##### RECORDED DATA #####

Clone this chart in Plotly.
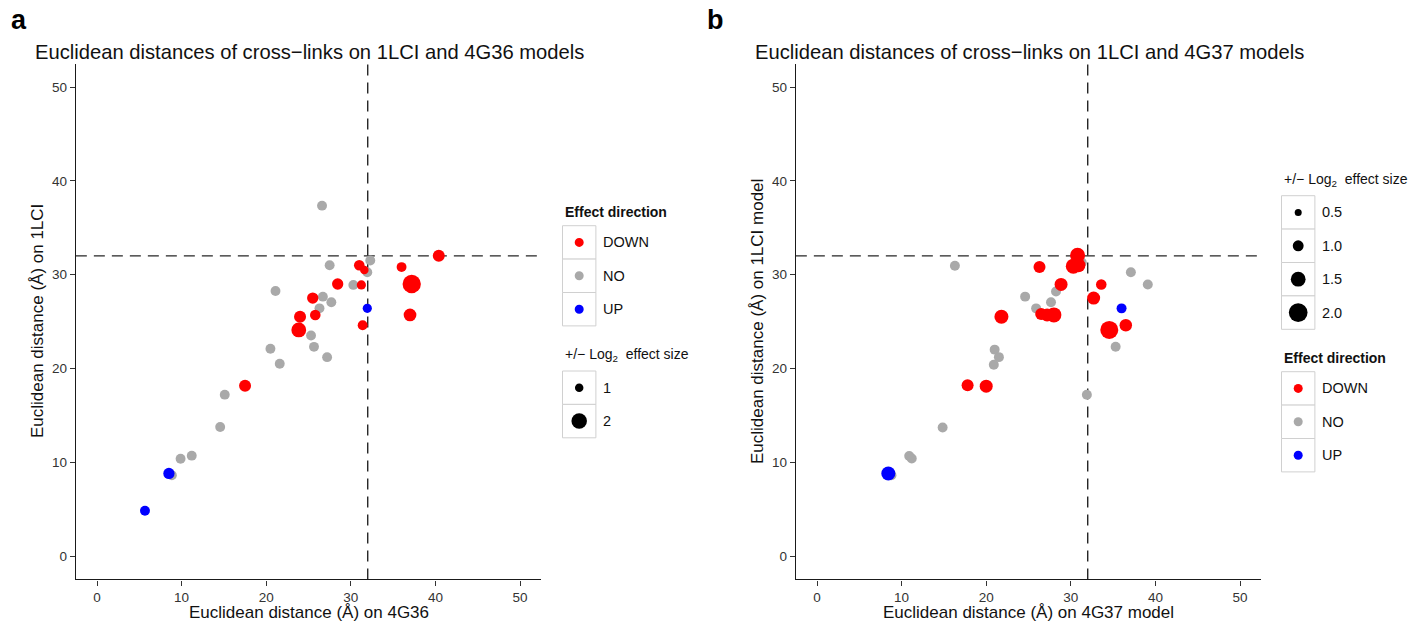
import plotly.graph_objects as go

W, H = 1412, 622
FONT = "Liberation Sans, Arial, sans-serif"

# ---------------- data ----------------
# Panel a: 1LCI vs 4G36
a_down_x = [40.4, 31.0, 31.6, 36.0, 37.2, 28.45, 31.25, 25.5, 25.8, 24.0, 37.0, 31.4, 23.85, 17.5]
a_down_y = [32.0, 31.0, 30.5, 30.8, 29.0, 29.0, 28.9, 27.5, 25.7, 25.5, 25.7, 24.6, 24.1, 18.15]
a_down_es = [1.5, 1.3, 1.0, 1.2, 2.4, 1.4, 1.1, 1.4, 1.3, 1.5, 1.6, 1.2, 1.9, 1.5]

a_no_x = [26.6, 27.5, 32.3, 31.95, 30.3, 21.1, 26.7, 27.7, 26.3, 25.3, 25.65, 20.5, 27.2, 21.6, 15.1, 14.56, 9.88, 11.2, 8.85]
a_no_y = [37.35, 31.0, 31.5, 30.25, 28.9, 28.25, 27.65, 27.05, 26.4, 23.5, 22.3, 22.1, 21.2, 20.5, 17.2, 13.75, 10.37, 10.7, 8.6]
a_no_es = [1.2] * len(a_no_x)

a_up_x = [31.95, 8.5, 5.67]
a_up_y = [26.4, 8.8, 4.83]
a_up_es = [1.1, 1.4, 1.2]

# Panel b: 1LCI vs 4G37
b_down_x = [26.3, 30.8, 30.3, 30.9, 28.85, 26.5, 27.2, 28.0, 21.8, 32.7, 33.6, 34.55, 36.5, 17.8, 20.0]
b_down_y = [30.8, 32.05, 30.9, 31.0, 28.95, 25.8, 25.7, 25.7, 25.5, 27.5, 28.95, 24.1, 24.6, 18.2, 18.1]
b_down_es = [1.14, 1.53, 1.53, 1.4, 1.27, 1.14, 1.27, 1.53, 1.4, 1.27, 0.95, 1.91, 1.2, 1.14, 1.27]

b_no_x = [16.3, 31.3, 28.25, 24.6, 27.66, 25.9, 37.1, 39.1, 35.3, 21.0, 21.5, 20.9, 31.9, 14.85, 10.9, 11.2, 8.8]
b_no_y = [30.95, 31.3, 28.2, 27.65, 27.05, 26.4, 30.25, 28.95, 22.3, 22.0, 21.2, 20.4, 17.2, 13.7, 10.66, 10.4, 8.6]
b_no_es = [0.88] * len(b_no_x)

b_up_x = [36.0, 8.43]
b_up_y = [26.4, 8.8]
b_up_es = [0.88, 1.4]

directions = ["DOWN", "NO", "UP"]
dir_colors = {"DOWN": "#FF0000", "NO": "#A9A9A9", "UP": "#0000FF"}
a_size_breaks = [1, 2]
a_size_labels = ["1", "2"]
b_size_breaks = [0.5, 1.0, 1.5, 2.0]
b_size_labels = ["0.5", "1.0", "1.5", "2.0"]
threshold = 32
ticks = [0, 10, 20, 30, 40, 50]

titles = ["Euclidean distances of cross\u2212links on 1LCI and 4G36 models",
          "Euclidean distances of cross\u2212links on 1LCI and 4G37 models"]
xtitles = ["Euclidean distance (\u00c5) on 4G36", "Euclidean distance (\u00c5) on 4G37 model"]
ytitles = ["Euclidean distance (\u00c5) on 1LCI", "Euclidean distance (\u00c5) on 1LCI model"]
size_title = "+/\u2212 Log<sub>2</sub>  effect size"
dir_title = "<b>Effect direction</b>"

# size mapping (effect size -> marker diameter in px), per panel
def size_a(v):
    return 1.5 + 7.0 * v

def size_b(v):
    return 3.1 + 7.8 * v

# ---------------- layout helpers ----------------
def PX(px):
    return px / W

def PY(py):
    return 1 - py / H

fig = go.Figure()

panels = [
    dict(xl=75.85, xr=541.15, xa="x", ya="y", sizef=size_a,
         data=[("NO", a_no_x, a_no_y, a_no_es), ("DOWN", a_down_x, a_down_y, a_down_es),
               ("UP", a_up_x, a_up_y, a_up_es)]),
    dict(xl=795.85, xr=1261.15, xa="x2", ya="y2", sizef=size_b,
         data=[("NO", b_no_x, b_no_y, b_no_es), ("DOWN", b_down_x, b_down_y, b_down_es),
               ("UP", b_up_x, b_up_y, b_up_es)]),
]
yt, yb = 63.55, 579.45

for p in panels:
    for d, xs, ys, es in p["data"]:
        fig.add_trace(go.Scatter(
            x=xs, y=ys, mode="markers", xaxis=p["xa"], yaxis=p["ya"], showlegend=False,
            marker=dict(color=dir_colors[d], size=[p["sizef"](v) for v in es], opacity=1,
                        line=dict(width=0)),
            hoverinfo="x+y"))

axis_common = dict(range=[-2.5, 52.5], tickvals=ticks, showgrid=False, zeroline=False,
                   showline=True, linecolor="#1a1a1a", linewidth=1.3, ticks="outside",
                   ticklen=5, tickwidth=1.1, tickcolor="#333333",
                   tickfont=dict(family=FONT, size=13.5, color="#333333"))

fig.update_layout(
    width=W, height=H, margin=dict(l=0, r=0, t=0, b=0),
    paper_bgcolor="white", plot_bgcolor="white", showlegend=False,
    xaxis=dict(domain=[PX(panels[0]["xl"]), PX(panels[0]["xr"])], anchor="y", **axis_common),
    yaxis=dict(domain=[PY(yb), PY(yt)], anchor="x", **axis_common),
    xaxis2=dict(domain=[PX(panels[1]["xl"]), PX(panels[1]["xr"])], anchor="y2", **axis_common),
    yaxis2=dict(domain=[PY(yb), PY(yt)], anchor="x2", **axis_common),
)

shapes = []
annotations = []

for i, p in enumerate(panels):
    xa, ya = p["xa"], p["ya"]
    dash = dict(color="#262626", width=1.4, dash="11px,7px")
    shapes.append(dict(type="line", xref=xa + " domain", yref=ya, x0=0, x1=1, y0=threshold, y1=threshold,
                       line=dash, layer="below"))
    shapes.append(dict(type="line", xref=xa, yref=ya + " domain", x0=threshold, x1=threshold, y0=0, y1=1,
                       line=dash, layer="below"))
    # titles
    annotations.append(dict(text=titles[i], xref="paper", yref="paper", x=PX(p["xl"] - 43), y=PY(52),
                            xanchor="left", yanchor="middle", showarrow=False,
                            font=dict(family=FONT, size=20.2, color="#111111")))
    annotations.append(dict(text=xtitles[i], xref="paper", yref="paper", x=PX((p["xl"] + p["xr"]) / 2),
                            y=PY(612.5), xanchor="center", yanchor="middle", showarrow=False,
                            font=dict(family=FONT, size=17, color="#111111")))
    annotations.append(dict(text=ytitles[i], xref="paper", yref="paper", x=PX(p["xl"] - 38.3),
                            y=PY((yt + yb) / 2), xanchor="center", yanchor="middle", showarrow=False,
                            textangle=-90, font=dict(family=FONT, size=17, color="#111111")))

# panel letters
annotations.append(dict(text="<b>a</b>", xref="paper", yref="paper", x=PX(9), y=PY(20), xanchor="left",
                        yanchor="middle", showarrow=False, font=dict(family=FONT, size=27, color="black")))
annotations.append(dict(text="<b>b</b>", xref="paper", yref="paper", x=PX(705), y=PY(20), xanchor="left",
                        yanchor="middle", showarrow=False, font=dict(family=FONT, size=27, color="black")))


def legend_block(left, title_y, top, labels, colors, diams, box=33.4, bold_title=None):
    annotations.append(dict(text=bold_title, xref="paper", yref="paper", x=PX(left), y=PY(title_y),
                            xanchor="left", yanchor="middle", showarrow=False,
                            font=dict(family=FONT, size=14, color="#111111")))
    for k, (lab, col, dm) in enumerate(zip(labels, colors, diams)):
        y0 = top + k * box
        shapes.append(dict(type="rect", xref="paper", yref="paper", x0=PX(left), x1=PX(left + box),
                           y0=PY(y0 + box), y1=PY(y0), line=dict(color="#D0D0D0", width=1),
                           fillcolor="white", layer="above"))
        cx, cy = left + box / 2, y0 + box / 2
        shapes.append(dict(type="circle", xref="paper", yref="paper", xsizemode="pixel", ysizemode="pixel",
                           xanchor=PX(cx), yanchor=PY(cy), x0=-dm / 2, x1=dm / 2, y0=-dm / 2, y1=dm / 2,
                           fillcolor=col, line=dict(width=0), layer="above"))
        annotations.append(dict(text=lab, xref="paper", yref="paper", x=PX(left + box + 5), y=PY(cy),
                                xanchor="left", yanchor="middle", showarrow=False,
                                font=dict(family=FONT, size=14.5, color="#111111")))


# panel a legends
legend_block(562.5, 212, 225.7, directions, [dir_colors[d] for d in directions], [9, 9, 9],
             bold_title=dir_title)
legend_block(562.5, 355, 371.0, a_size_labels, ["black"] * 2, [size_a(v) for v in a_size_breaks],
             bold_title=size_title)
# panel b legends
legend_block(1281.5, 180, 195.7, b_size_labels, ["black"] * 4, [size_b(v) for v in b_size_breaks],
             bold_title=size_title)
legend_block(1281.5, 357.5, 371.7, directions, [dir_colors[d] for d in directions], [9, 9, 9],
             bold_title=dir_title)

fig.update_layout(shapes=shapes, annotations=annotations)
fig.write_html("out.html")
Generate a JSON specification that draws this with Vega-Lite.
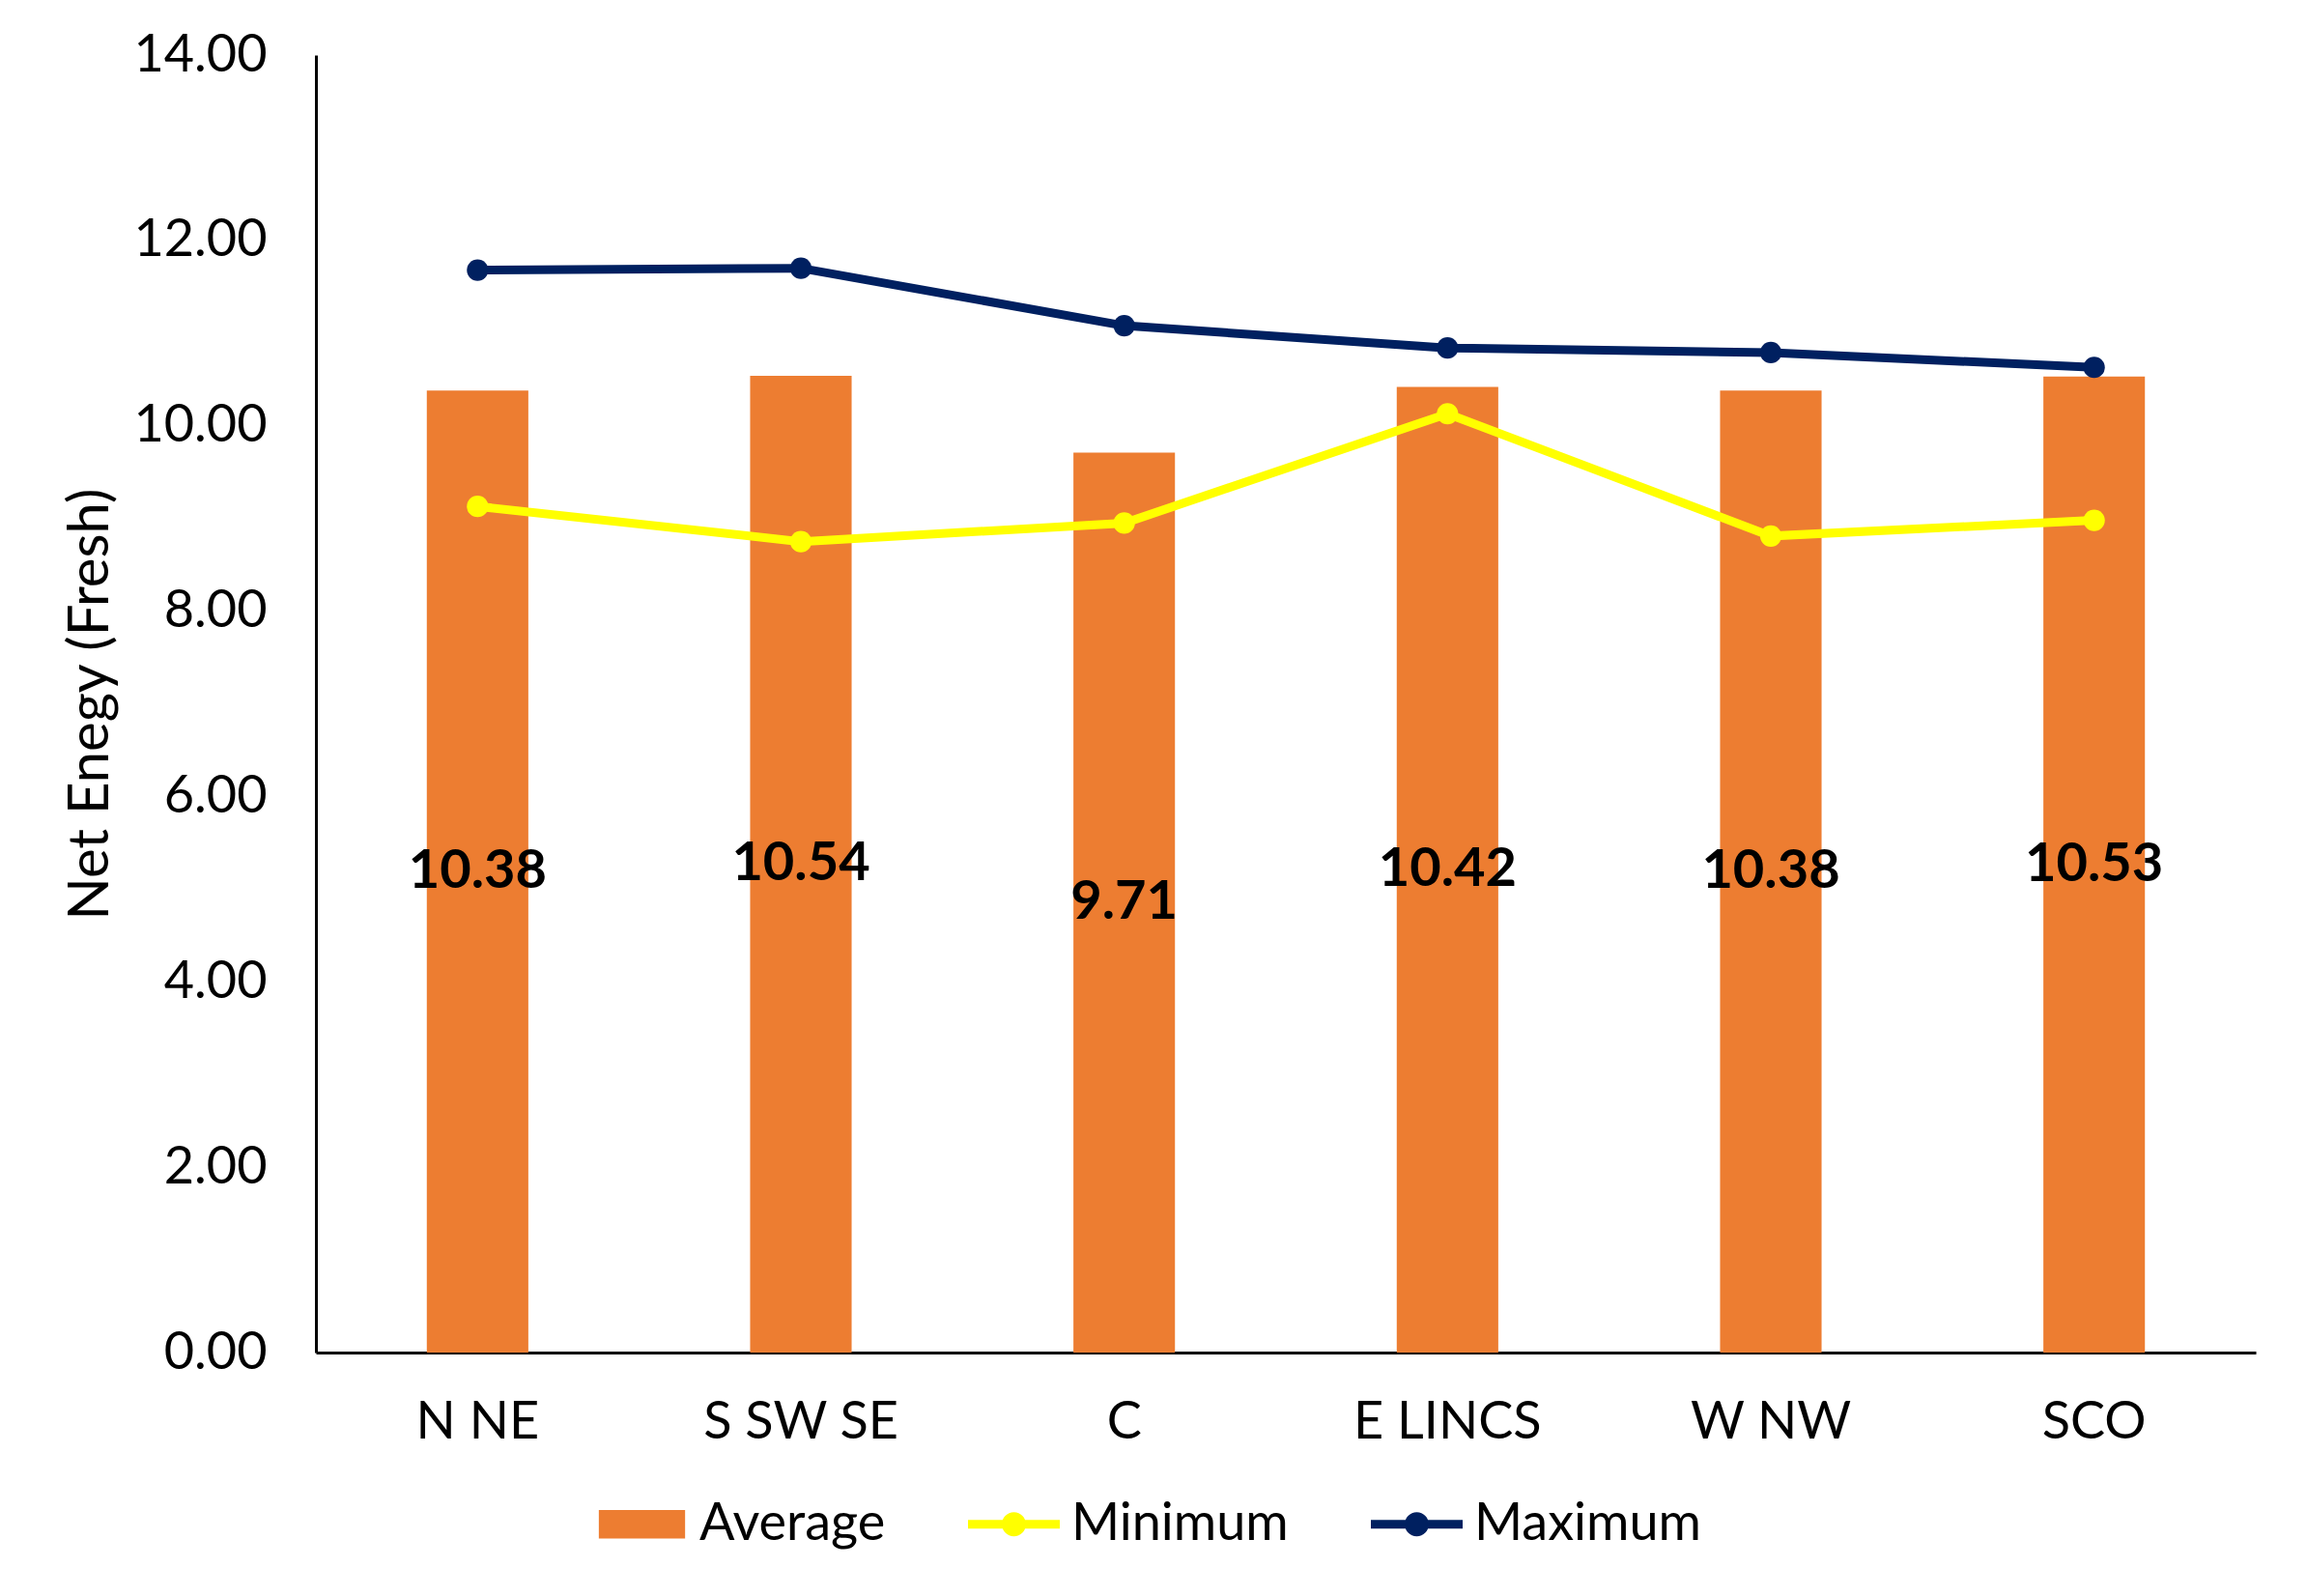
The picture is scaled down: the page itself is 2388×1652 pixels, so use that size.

#####

## EXERCISE DETAILS:
Each line from the one containing "Generate a JSON" through the last line of the entries above is to be extracted exactly. Pictures are not part of the copy.

## THE RESPONSE:
Generate a JSON specification that draws this with Vega-Lite.
The picture is scaled down: the page itself is 2388×1652 pixels, so use that size.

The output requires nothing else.